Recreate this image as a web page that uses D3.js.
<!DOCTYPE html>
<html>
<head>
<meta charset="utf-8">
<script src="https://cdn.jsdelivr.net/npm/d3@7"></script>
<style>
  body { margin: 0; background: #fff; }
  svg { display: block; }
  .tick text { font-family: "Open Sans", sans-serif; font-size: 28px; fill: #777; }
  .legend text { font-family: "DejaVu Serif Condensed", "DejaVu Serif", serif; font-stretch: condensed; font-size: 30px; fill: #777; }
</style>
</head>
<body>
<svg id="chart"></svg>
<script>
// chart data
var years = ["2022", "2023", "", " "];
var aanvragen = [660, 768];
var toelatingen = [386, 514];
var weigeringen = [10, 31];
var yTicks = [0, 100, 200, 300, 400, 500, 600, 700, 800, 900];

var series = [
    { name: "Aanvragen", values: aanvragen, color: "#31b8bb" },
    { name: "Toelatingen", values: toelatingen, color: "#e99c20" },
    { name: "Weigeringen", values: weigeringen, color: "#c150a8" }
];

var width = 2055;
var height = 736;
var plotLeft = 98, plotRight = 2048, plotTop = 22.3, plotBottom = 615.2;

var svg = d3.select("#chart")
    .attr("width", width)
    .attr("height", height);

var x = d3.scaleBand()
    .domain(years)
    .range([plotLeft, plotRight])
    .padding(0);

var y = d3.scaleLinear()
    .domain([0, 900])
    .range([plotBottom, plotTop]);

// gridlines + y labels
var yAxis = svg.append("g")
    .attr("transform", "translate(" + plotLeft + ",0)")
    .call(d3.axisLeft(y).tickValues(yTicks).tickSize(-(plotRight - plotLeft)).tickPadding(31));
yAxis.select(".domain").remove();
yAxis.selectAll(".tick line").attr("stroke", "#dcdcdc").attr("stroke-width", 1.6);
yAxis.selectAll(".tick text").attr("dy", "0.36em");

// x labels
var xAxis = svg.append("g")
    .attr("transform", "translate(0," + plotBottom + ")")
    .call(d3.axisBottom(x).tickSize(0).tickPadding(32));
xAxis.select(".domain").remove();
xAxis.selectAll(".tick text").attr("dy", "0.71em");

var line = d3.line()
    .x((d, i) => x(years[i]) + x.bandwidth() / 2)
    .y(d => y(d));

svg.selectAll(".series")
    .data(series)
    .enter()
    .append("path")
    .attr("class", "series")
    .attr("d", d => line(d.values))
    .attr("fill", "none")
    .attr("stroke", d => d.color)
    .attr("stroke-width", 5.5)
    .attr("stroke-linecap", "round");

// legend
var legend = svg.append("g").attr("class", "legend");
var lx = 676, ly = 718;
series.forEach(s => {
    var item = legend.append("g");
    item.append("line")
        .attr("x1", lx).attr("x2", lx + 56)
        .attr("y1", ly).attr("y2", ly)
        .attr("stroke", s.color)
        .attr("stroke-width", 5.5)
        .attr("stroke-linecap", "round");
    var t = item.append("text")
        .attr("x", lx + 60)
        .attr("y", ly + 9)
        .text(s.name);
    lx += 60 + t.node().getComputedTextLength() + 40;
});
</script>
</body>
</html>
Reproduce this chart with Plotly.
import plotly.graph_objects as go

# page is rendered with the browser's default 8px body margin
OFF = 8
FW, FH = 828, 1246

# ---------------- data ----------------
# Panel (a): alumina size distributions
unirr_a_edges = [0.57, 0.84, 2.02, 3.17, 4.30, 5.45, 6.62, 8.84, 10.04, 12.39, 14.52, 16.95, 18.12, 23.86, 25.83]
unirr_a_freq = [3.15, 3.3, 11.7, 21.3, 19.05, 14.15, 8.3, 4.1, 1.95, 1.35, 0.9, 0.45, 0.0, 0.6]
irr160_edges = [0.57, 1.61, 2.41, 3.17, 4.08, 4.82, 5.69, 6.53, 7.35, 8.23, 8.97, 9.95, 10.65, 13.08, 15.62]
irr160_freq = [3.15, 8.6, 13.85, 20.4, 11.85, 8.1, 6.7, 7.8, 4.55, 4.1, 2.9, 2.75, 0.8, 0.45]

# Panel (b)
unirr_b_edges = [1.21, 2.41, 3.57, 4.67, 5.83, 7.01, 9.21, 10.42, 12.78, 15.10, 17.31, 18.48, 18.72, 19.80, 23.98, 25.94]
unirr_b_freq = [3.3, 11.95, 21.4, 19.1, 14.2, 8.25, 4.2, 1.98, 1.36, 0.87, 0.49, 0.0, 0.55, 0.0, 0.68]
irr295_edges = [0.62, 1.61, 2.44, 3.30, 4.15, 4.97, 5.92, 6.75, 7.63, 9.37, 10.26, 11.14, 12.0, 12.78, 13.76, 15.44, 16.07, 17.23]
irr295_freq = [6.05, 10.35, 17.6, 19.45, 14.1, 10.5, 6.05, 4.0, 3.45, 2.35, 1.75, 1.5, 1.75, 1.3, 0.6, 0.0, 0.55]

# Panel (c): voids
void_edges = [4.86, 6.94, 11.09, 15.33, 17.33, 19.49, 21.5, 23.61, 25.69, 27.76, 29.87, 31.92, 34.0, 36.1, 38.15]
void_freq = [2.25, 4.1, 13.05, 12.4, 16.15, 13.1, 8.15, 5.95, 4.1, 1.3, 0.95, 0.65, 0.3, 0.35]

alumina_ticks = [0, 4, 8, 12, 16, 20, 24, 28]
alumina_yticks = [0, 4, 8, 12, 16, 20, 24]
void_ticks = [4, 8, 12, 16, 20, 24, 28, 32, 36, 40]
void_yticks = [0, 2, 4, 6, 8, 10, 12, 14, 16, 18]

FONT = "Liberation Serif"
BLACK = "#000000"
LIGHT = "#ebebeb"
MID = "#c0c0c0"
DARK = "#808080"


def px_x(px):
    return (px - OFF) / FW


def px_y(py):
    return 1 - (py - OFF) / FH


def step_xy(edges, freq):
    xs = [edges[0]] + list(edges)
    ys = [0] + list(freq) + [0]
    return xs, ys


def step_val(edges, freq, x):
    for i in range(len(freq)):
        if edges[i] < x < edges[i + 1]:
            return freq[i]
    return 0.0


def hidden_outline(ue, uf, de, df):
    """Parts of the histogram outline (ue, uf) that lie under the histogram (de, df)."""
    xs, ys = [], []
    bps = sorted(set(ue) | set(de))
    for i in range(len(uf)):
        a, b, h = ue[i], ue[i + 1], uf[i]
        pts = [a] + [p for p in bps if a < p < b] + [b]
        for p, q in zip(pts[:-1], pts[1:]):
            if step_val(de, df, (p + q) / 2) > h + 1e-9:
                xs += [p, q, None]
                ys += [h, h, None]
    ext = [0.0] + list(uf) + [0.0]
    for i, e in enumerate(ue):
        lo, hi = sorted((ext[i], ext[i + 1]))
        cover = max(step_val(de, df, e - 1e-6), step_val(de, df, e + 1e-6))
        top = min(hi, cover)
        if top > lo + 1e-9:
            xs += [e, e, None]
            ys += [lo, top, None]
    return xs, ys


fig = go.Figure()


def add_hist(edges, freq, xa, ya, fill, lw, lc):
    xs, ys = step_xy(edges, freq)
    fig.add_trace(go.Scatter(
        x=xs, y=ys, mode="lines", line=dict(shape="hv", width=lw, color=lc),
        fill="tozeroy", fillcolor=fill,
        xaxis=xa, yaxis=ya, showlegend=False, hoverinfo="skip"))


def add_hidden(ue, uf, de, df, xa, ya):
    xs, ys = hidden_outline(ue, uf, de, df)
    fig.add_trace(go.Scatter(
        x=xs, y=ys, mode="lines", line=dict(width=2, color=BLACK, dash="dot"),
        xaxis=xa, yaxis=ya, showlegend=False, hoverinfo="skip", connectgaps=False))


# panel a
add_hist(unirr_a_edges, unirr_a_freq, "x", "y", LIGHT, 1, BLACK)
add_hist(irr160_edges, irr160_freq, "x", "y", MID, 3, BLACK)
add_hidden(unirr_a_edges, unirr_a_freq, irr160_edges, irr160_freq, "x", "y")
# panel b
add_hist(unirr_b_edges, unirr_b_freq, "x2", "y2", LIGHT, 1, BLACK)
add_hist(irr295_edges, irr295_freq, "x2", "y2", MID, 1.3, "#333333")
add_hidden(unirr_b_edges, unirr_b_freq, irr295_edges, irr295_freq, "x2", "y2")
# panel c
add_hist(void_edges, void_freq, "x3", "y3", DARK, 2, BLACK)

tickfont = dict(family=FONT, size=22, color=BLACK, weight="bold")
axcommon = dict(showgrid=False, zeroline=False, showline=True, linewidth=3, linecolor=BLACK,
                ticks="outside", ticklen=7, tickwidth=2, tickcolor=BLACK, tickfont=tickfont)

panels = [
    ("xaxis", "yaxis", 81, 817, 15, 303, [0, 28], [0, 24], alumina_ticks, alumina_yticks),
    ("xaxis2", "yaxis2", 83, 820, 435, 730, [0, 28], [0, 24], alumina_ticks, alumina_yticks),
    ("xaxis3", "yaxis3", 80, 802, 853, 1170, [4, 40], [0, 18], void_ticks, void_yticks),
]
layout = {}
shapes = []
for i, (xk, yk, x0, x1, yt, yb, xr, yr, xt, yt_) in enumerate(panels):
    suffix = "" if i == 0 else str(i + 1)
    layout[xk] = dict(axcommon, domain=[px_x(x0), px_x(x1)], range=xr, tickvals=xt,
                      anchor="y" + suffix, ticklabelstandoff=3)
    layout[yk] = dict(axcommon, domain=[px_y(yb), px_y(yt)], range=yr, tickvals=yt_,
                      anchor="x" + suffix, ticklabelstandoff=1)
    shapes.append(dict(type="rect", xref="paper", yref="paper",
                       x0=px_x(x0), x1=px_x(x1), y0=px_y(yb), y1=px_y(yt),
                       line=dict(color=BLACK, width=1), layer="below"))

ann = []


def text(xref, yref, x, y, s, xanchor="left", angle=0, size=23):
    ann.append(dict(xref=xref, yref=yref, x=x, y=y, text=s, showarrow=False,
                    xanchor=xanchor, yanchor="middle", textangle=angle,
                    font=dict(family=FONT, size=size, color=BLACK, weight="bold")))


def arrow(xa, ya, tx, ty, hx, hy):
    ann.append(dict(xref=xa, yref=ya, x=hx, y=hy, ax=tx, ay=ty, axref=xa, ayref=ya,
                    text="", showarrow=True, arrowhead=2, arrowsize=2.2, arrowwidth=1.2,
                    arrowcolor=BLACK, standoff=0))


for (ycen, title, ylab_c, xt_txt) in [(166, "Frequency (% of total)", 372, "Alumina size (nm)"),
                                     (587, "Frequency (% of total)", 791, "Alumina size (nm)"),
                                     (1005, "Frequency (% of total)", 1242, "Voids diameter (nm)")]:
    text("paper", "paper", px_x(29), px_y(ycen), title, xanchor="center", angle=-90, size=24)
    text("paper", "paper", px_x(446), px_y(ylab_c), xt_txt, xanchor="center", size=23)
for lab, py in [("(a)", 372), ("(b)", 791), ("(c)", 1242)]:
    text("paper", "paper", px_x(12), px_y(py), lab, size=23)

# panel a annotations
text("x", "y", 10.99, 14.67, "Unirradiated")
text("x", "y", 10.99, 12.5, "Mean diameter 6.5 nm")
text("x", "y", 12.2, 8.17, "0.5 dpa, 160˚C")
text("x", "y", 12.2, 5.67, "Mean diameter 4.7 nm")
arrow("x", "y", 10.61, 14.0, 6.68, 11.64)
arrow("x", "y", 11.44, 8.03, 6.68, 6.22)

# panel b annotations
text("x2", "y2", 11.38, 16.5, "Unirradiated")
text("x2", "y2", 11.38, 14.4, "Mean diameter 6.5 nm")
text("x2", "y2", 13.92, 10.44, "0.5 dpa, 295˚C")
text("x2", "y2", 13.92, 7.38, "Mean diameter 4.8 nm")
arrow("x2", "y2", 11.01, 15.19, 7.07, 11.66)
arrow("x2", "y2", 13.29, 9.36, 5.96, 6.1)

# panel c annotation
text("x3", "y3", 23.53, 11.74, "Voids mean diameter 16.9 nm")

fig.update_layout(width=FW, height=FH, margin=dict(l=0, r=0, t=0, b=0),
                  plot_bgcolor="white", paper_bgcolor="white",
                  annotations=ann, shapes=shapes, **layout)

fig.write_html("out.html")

Given request:
Output exactly the lines of the material above from the one containing "Reproduce this chart with Plotly." up to and including the one containing "2.75, 0.8, 0.45]".

Written solution:
Reproduce this chart with Plotly.
import plotly.graph_objects as go

# page is rendered with the browser's default 8px body margin
OFF = 8
FW, FH = 828, 1246

# ---------------- data ----------------
# Panel (a): alumina size distributions
unirr_a_edges = [0.57, 0.84, 2.02, 3.17, 4.30, 5.45, 6.62, 8.84, 10.04, 12.39, 14.52, 16.95, 18.12, 23.86, 25.83]
unirr_a_freq = [3.15, 3.3, 11.7, 21.3, 19.05, 14.15, 8.3, 4.1, 1.95, 1.35, 0.9, 0.45, 0.0, 0.6]
irr160_edges = [0.57, 1.61, 2.41, 3.17, 4.08, 4.82, 5.69, 6.53, 7.35, 8.23, 8.97, 9.95, 10.65, 13.08, 15.62]
irr160_freq = [3.15, 8.6, 13.85, 20.4, 11.85, 8.1, 6.7, 7.8, 4.55, 4.1, 2.9, 2.75, 0.8, 0.45]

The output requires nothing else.